Ahora bien: que el hombre honrado sienta
pudor está en realidad fuera de lugar “porque el pudor acompaña las acciones voluntarias y jamás cometerá
voluntariamente acciones vergonzosas el honrado” (1128b 12, 24 y 28-30). A la
ética interesa determinar los límites en que el pudor es digno de elogio y se
aproxima a la virtud. Se excluyen los supuestos en que tal conducta sería
inadecuada o resultaría de la vergüenza. Pero éste es precisamente el punto que
interesa a la retórica, según Racionero. A ella incumbe la dimensión pública de
las pasiones y su integración en el esquema de los argumentos persuasivos. De
este modo,
Poco más arriba (1383b 13-17),
Aristóteles había definido la vergüenza en forma más escueta: “(…) la vergüenza
es un cierto pesar o turbación relativos a aquellos vicios presentes, pasados o
futuros, cuya presencia acarrea una pérdida de reputación”. “(…) la desvergüenza
(anaischyntía) es el desprecio o la
insensibilidad (apátheia) ante estos
mismos (vicios)”, agrega a renglón seguido. Desvergüenza que es después de todo
nuestro tema, y que todavía nos dará mucho que hablar. Por ahora, limitémonos a
anotar que Aristóteles califica de apatía a la desvergüenza, lo cual siembra
dudas sobre su carácter de sentimiento o pasión.
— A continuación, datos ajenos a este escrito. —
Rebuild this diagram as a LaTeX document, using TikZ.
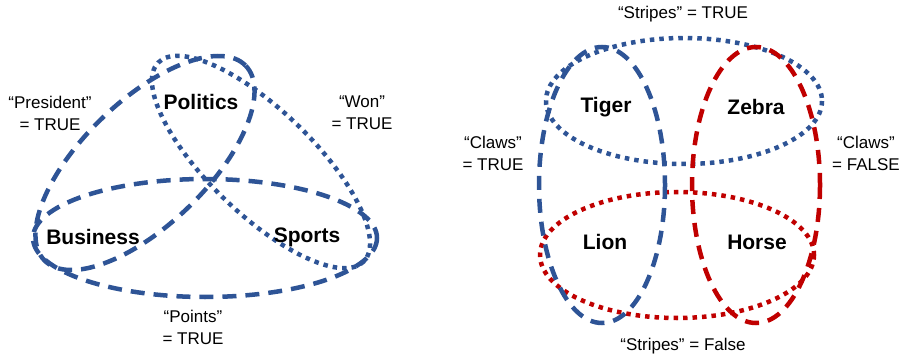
\documentclass[tikz,border=0pt]{standalone}
\usepackage{fontspec}
\setmainfont{Liberation Sans}
\definecolor{setblue}{RGB}{46,84,150}
\definecolor{setred}{RGB}{192,0,0}
\tikzstyle{dashloop}=[line width=4.5pt, dash pattern=on 14pt off 9pt]
\tikzstyle{dotloop}=[line width=4.5pt, dash pattern=on 4.5pt off 5pt]
\tikzstyle{setname}=[font=\fontsize{21}{25}\selectfont\bfseries]
\tikzstyle{cond}=[font=\fontsize{17}{22}\selectfont, align=center]

\begin{document}
\begin{tikzpicture}[x=1pt, y=-1pt]
    \useasboundingbox (0,0) rectangle (901,355);
    % news topics
    \draw[dashloop, setblue, rotate around={44:(145,163)}] (145,163) ellipse [x radius=140, y radius=62];
    \draw[dotloop, setblue, rotate around={-44:(261,162)}] (261,162) ellipse [x radius=143, y radius=52];
    \draw[dashloop, setblue] (205,238) ellipse [x radius=172, y radius=59];
    \node[setname] (politics) at (201,102) {Politics};
    \node[setname] (business) at (93,237) {Business};
    \node[setname] (sports) at (307,237) {Sports};
    \node[cond] (president) at (50,113) {“President”\\= TRUE};
    \node[cond] (won) at (362,113) {“Won”\\= TRUE};
    \node[cond] (points) at (193,327) {“Points”\\= TRUE};
    % animals
    \draw[dotloop, setblue] (684,101) ellipse [x radius=138, y radius=63];
    \draw[dotloop, setred] (677,255) ellipse [x radius=137, y radius=63];
    \draw[dashloop, setblue] (602,185) ellipse [x radius=63, y radius=138];
    \draw[dashloop, setred] (756,185) ellipse [x radius=64, y radius=138];
    \node[setname] (tiger) at (606,107) {Tiger};
    \node[setname] (zebra) at (756,107) {Zebra};
    \node[setname] (lion) at (605,242) {Lion};
    \node[setname] (horse) at (757,242) {Horse};
    \node[cond] (stripesT) at (683,14) {“Stripes” = TRUE};
    \node[cond] (stripesF) at (683,346) {“Stripes” = False};
    \node[cond] (clawsT) at (493,153) {“Claws”\\= TRUE};
    \node[cond] (clawsF) at (866,153) {“Claws”\\= FALSE};
\end{tikzpicture}
\end{document}
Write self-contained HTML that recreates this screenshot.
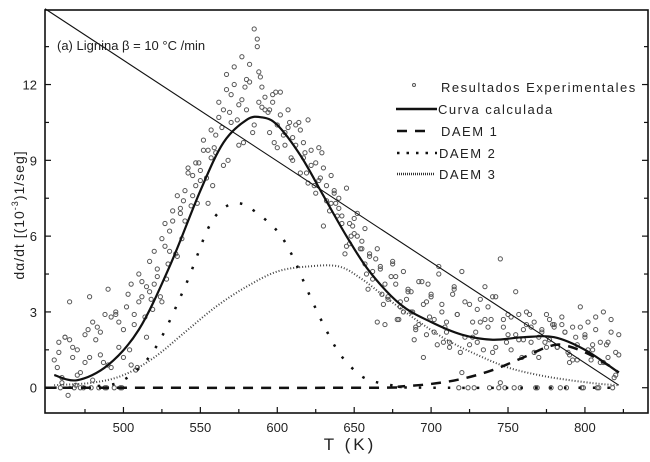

Ahora bien, es claro que la
vergüenza padecida, la vergüenza que resulta de una acción, es un sentimiento,
aunque quizá no se agote en ello. El rubor, tan característico, denuncia
incluso un fuerte compromiso fisio-psicológico. Pero el pudor, ¿es un
sentimiento? En la Ética a Nicómaco
(1128b 9-10) Aristóteles dice textualmente: “No debe hablarse del pudor como
una virtud (aretêis); se asemeja, en
efecto, más a un sentimiento (páthei)
que a una disposición (héxei)”. De
acuerdo, se asemeja (éoiken) a una
pasión, pero ¿lo es? Justamente a ello viene a cuento la segunda nota de
Racionero, antes aludida. En la misma nos informa que la tesis aristotélica del
pudor como pasión fue puesta rápidamente en cuestión en su escuela a favor de
su consideración como héxis
(disposición) y como virtud. Sabemos que en Aristóteles la virtud se
caracteriza como un comportamiento habitual, como una disposición permanente
del alma (Tricot).[4]
Por nuestra parte, aun sin suscribir a ello, nos parece mucho más atinado
concebir la aidós como areté (virtud), que como pasión o
sentimiento.
Toque romano
En lengua latina encontramos dos
términos, verecundia y pudor, de donde nuestros “vergüenza” y
“pudor”. Según el viejo Diccionario
manual Griego – Latino – Español de los P. P. Escolapios, en su edición de
1859, es el latino pudor (cast.
pudor) el que corresponde al aidós
griego. El Diccionario de lengua latina
de Luis Macchi ofrece las siguientes significaciones:
Pudor: pudor, modestia, honestidad, vergüenza. En expresiones:
“hay hombres que causan pudor”, “el respeto de un padre”, “publicar la infamia
de alguno”, “cosa de que no se puede hablar sin vergüenza”, “amistad de la que
uno no tenga que avergonzarse”, “¿quién puede avergonzarse de llorar un ser
querido?”.
Verecundia: pudor, modestia, vergüenza; color encarnado que
toman las cerezas madurando. En expresiones: “temor de hacer tal cosa”, “el
rubor que sale al rostro”, “pudor virginal”, “tan poderoso es el hábito de la
reserva”, “el respeto a las leyes”.
En la verecundia reaparece el rubor, con tal intensidad que la palabra
significa, en una de sus acepciones, el “color encarnado que toman las cerezas
madurando”, donde parece desaparecer toda referencia a la vergüenza.
La vergüenza moderna
Si ahora saltamos por encima de
los siglos y nos instalamos en la modernidad temprana, comprobaremos varias
cosas. En primer lugar, la persistencia de la reflexión sobre el tema que nos
concierne. No existe probablemente filósofo moderno que omita referirse al
pudor, a la vergüenza, a la impudicia. Constataremos también la notoria e
ininterrumpida influencia del pensamiento de Aristóteles, en éste como en
cualquier otro asunto, a pesar del viraje cartesiano. Influencia que llega casi
intacta hasta nuestros días. Lo que sí cambia, como más arriba apuntamos, es la
localización de las pasiones. A partir de Descartes, fundador de la
fisopsicología moderna, las pasiones anidarán en la escurridiza y hasta a veces
imposible intersección entre cuerpo y alma. Por lo general, se supondrá que las
pasiones representan confusamente en el alma el perentorio lenguaje del cuerpo,
del cuerpo propio en sus preferencias y aversiones, en sus aspectos todavía
poco accesibles a la matematización, aun cuando Spinoza se propone hablar de
las pasiones “igual que si fuese cuestión de líneas, superficies o cuerpos”.[5] Pudor
y vergüenza, a menudo asimilados, son concebidos unívocamente como pasiones.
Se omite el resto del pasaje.